There is structural change that is needed in education, because it teaches so much inequality.
There is structural change that is needed in education, because it teaches so much inequality. Right from childhood, most often, we are very reactive to incidents of inequality, violence, and all our actions and reactions are more incidents-based. Work has to be done on mental structures and mental models, because they are so deeply embedded. To get out of this is a challenge for everybody, whether it’s a man, woman, trans, anybody, because that constructs identity.
Nivedita: One structural change is a recognition of the sexual division of labour, and how it produces burdens and hurdles for all women—the normalising of the idea that women are responsible for reproduction, and men are responsible for production in the public domain.
But, of course, most women are also involved in production, but almost no man is involved in reproduction.
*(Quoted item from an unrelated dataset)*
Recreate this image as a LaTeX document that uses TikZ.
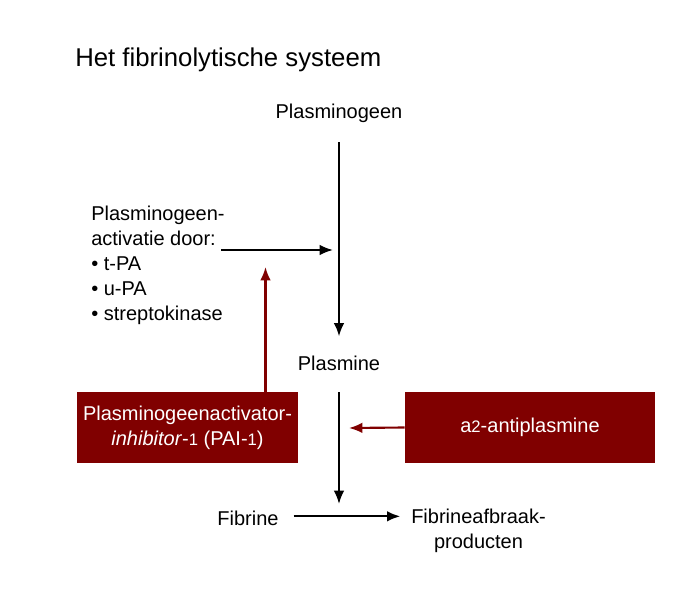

This is the sexual division of labour. What this does is, at very high levels, for instance, if you’re a CEO, then you have the idea of the glass ceiling, because you voluntarily stepped back from many kinds of work that you could do because of your responsibilities towards your children and the home. As you come lower down in the class hierarchy, there aren’t so many women in public politics, because their responsibilities are so great. [For instance,] the reservation for women in Panchayati Raj institutions—many studies have shown that women are usually very young or much older. In their childbearing and home-running age, they do not enter politics. Women voluntarily clip their wings. If you ask class 12 students about their aims and ambitions—the way boys will speak and the way the girls will speak will be very different. Because girls are already aware of their limitations by the time they’re 17 or 18. Even if girls want a job, they know the kind that will enable them to still be a good wife and mother. Now, when we recognise this, and work towards a campaign of social and state, and employer responsibility for childcare, then that’s it. Just one small thing, that childcare responsibilities cannot continue to be privatised into a nuclear or even joint family households where only the women are doing this work.
So if every employer, from the contractor on the building site to this multinational company, all the way wherever people are employed…there should be childcare facility. Not [just] for women, there should be childcare facilities for all employees… If you think of one small [structural] change, this is a doable thing, it is practical, [and] it can be effective.